The issues raised in her blog have been debated and now expanded into this book. It is challenging and passionate. She relates her own awaking to black British history during a university module that considered colonial history and slave trading. Racism is not just about discrimination – it is combined with power. The power to negatively affect other people’s life chances. Sadly, there are plenty of stories where ‘people of colour’ (her preferred term to define those who are not white) have suffered through the combination of prejudice and power. The chapter on histories is sobering reading. It includes an official report from 1927 into ‘half-cast children’ being examined and facial features used to categorise them, race riots in Notting Hill, London being reassigned by police as the work of hooligans, in the 1960s the Bristol Omnibus and Transport Union preventing people of colour from becoming bus drivers and the recent treatment of the Windrush generation.
The systemic issues in chapter two point to the ‘covert nature of structural racism’. You can spot overt racism at an English Defence League gathering. What you can’t spot are the thousands of individual biases joining together to create a ‘impenetrably white workplace culture’. There is plenty of evidence that life chances are obstructed or slowed down if you are born black in the UK. Reni is against the idea of ‘colour blindness’ and challenges the meritocracy debate when quotas or positive discrimination initiatives are suggested.

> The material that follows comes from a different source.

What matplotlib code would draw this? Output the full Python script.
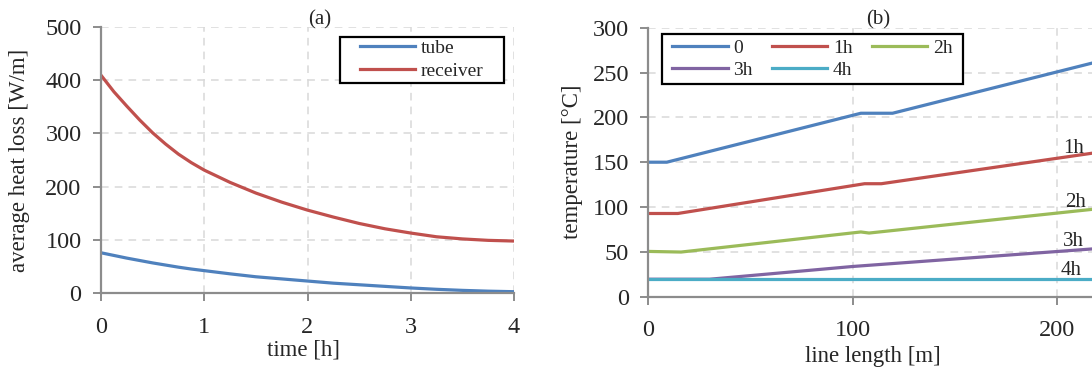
"""
Heat loss over time (a) and temperature along the line (b).
"""

import matplotlib
matplotlib.use("Agg")
import matplotlib.pyplot as plt
from matplotlib.patches import Rectangle

# (a) average heat loss [W/m] vs time [h]
time_h = [0, 0.125, 0.25, 0.375, 0.5, 0.625, 0.75, 0.875, 1, 1.25, 1.5, 1.75, 2,
          2.25, 2.5, 2.75, 3, 3.25, 3.5, 3.75, 4]
tube = [76, 71, 66, 61.5, 57, 53, 49, 45.5, 42.5, 36.5, 31, 27, 23,
        19, 16, 13, 10, 7.5, 5.5, 4, 3]
receiver = [409, 378, 351, 325, 301, 280, 261, 245, 231, 208, 188, 171, 156,
            143, 131, 121, 113, 106, 102, 99.3, 98]

# (b) temperature [°C] vs line length [m], one polyline per elapsed time
len_0 = [0, 9, 104, 119.5, 218]
temp_0 = [150, 150, 204.6, 204.6, 261]
len_1h = [0, 14.4, 105.8, 114, 218]
temp_1h = [92.8, 92.8, 126, 126, 160.3]
len_2h = [0, 16, 104, 108, 218]
temp_2h = [50.5, 49.8, 72.2, 71, 97.6]
len_3h = [0, 30, 100, 218]
temp_3h = [19.5, 19.5, 33.7, 53.4]
len_4h = [0, 218]
temp_4h = [19.5, 19.5]

series_b = [
    ("0", len_0, temp_0, "#4F81BD"),
    ("1h", len_1h, temp_1h, "#C0504D"),
    ("2h", len_2h, temp_2h, "#9BBB59"),
    ("3h", len_3h, temp_3h, "#8064A2"),
    ("4h", len_4h, temp_4h, "#4BACC6"),
]
# inline labels at the right end of the curves (x, y in data units)
end_labels = [("1h", 203, 165), ("2h", 204, 105), ("3h", 203, 62), ("4h", 202, 29)]

plt.rcParams['font.family'] = ['Liberation Serif', 'DejaVu Serif']

TXT = "#262626"
W, H = 1092, 368
fig = plt.figure(figsize=(W / 100, H / 100), dpi=100)


def px_axes(x0, x1, y_top, y_bot):
    return fig.add_axes([x0 / W, 1 - y_bot / H, (x1 - x0) / W, (y_bot - y_top) / H])


def style_axes(ax):
    for side in ("top", "right"):
        ax.spines[side].set_visible(False)
    for side in ("left", "bottom"):
        ax.spines[side].set_color("#8c8c8c")
        ax.spines[side].set_linewidth(1.6)
    ax.tick_params(direction="out", length=6, width=1.4, color="#8c8c8c",
                   labelsize=17.5, labelcolor=TXT)
    ax.tick_params(axis="y", pad=8)
    ax.tick_params(axis="x", pad=11)
    ax.grid(True, color="#d9d9d9", linestyle=(0, (5, 4)), linewidth=1.1)
    ax.set_axisbelow(True)


def boxed_legend(ax, handles, labels, box, **kw):
    # box = (left, top, right, bottom) in picture pixels; legend is centred in it
    x0, y0, x1, y1 = box
    ax.add_patch(Rectangle((x0 / W, 1 - y1 / H), (x1 - x0) / W, (y1 - y0) / H,
                           transform=fig.transFigure, facecolor="white",
                           edgecolor="black", linewidth=1.6, zorder=4, clip_on=False))
    leg = ax.legend(handles, labels, loc="center",
                    bbox_to_anchor=((x0 + x1) / 2 / W, 1 - (y0 + y1) / 2 / H),
                    bbox_transform=fig.transFigure, fontsize=14, handlelength=2.85,
                    handletextpad=0.28, borderpad=0, labelspacing=0.25,
                    frameon=False, borderaxespad=0, **kw)
    leg.set_zorder(5)
    for t in leg.get_texts():
        t.set_color(TXT)
    return leg


# ---- (a) ----
ax1 = px_axes(101, 514, 26.7, 293.3)
style_axes(ax1)
l_tube, = ax1.plot(time_h, tube, color="#4F81BD", linewidth=2.3)
l_recv, = ax1.plot(time_h, receiver, color="#C0504D", linewidth=2.3)
ax1.set_xlim(0, 4)
ax1.set_ylim(0, 500)
ax1.set_xticks([0, 1, 2, 3, 4])
ax1.set_yticks([0, 100, 200, 300, 400, 500])
ax1.set_xlabel("time [h]", fontsize=16.5, color=TXT)
ax1.set_ylabel("average heat loss [W/m]", fontsize=16.5, color=TXT)
ax1.xaxis.set_label_coords(0.49, -0.172)
ax1.yaxis.set_label_coords(-0.172, 0.5)
boxed_legend(ax1, [l_tube, l_recv], ["tube", "receiver"], (339.5, 36.7, 503.8, 82.7))
fig.text(320 / W, 1 - 20 / H, "(a)", fontsize=15, ha="center", va="center", color=TXT)

# ---- (b) ----  (axis continues past the right edge of the picture)
ax2 = px_axes(648.4, 648.4 + 3 * 204.3, 27.7, 296.7)
style_axes(ax2)
lines_b = []
for name, xs, ys, col in series_b:
    ln, = ax2.plot(xs, ys, color=col, linewidth=2.3)
    lines_b.append(ln)
ax2.set_xlim(0, 300)
ax2.set_ylim(0, 300)
ax2.set_xticks([0, 100, 200])
ax2.set_yticks(range(0, 301, 50))
for txt, x, y in end_labels:
    ax2.text(x, y, txt, fontsize=15, ha="left", va="center", color=TXT)
ax2.set_xlabel("line length [m]", fontsize=16.5, color=TXT)
ax2.set_ylabel("temperature [°C]", fontsize=16.5, color=TXT)
ax2.xaxis.set_label_coords(0.366, -0.182)
ax2.yaxis.set_label_coords(-0.107, 0.5)
# legend rows read 0, 1h, 2h / 3h, 4h -> matplotlib fills by column
order = [0, 3, 1, 4, 2]
boxed_legend(ax2, [lines_b[i] for i in order], [series_b[i][0] for i in order],
             (661.7, 34.3, 962.7, 84), ncol=3, columnspacing=1.0)
fig.text(878 / W, 1 - 20 / H, "(b)", fontsize=15, ha="center", va="center", color=TXT)

fig.savefig("out.png", dpi=100)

Aged four Reni asked her mum when she would turn white – ‘because all the good people on TV were white’. She defines white privilege as ‘an absence of the negative consequences of racism’ – or put another way ‘dull, grinding complacency.’ The systemic failures in the Stephen Lawrence murder case illustrate a number of points to argue that racism does not go both ways due to the issues of structural power. Part of the scare tactics used in racist dialogue is to play on the fear of what Reni call the ‘black planet’. From Enoch Powell to Nick Griffin of the British National Party, who she interviewed for the book, the evidence is clear – that false truths are promoted to stoke division. People of colour seek a redistribution not the inversion of power, as Griffin and others suggest.
The chapter on feminism is a passionate defence of ‘intersectionality’, which is ‘about the crossover of two distinct discriminations – racism and sexism – that happens to people who are both black and women. Feminists who don’t take account of race are certainly challenged. Also challenged is the idea that there is a separate ‘white working class’, which she sees as right-wing rhetoric. Class and race are inextricably connected, she argues and is against any tactics of divide and rule by policy makers.
This is not an easy book to read as a white male. It challenges and provokes. I’m brought up short and support Reni’s conclusion that we ‘need to see racism as structural in order to see its insidiousness.’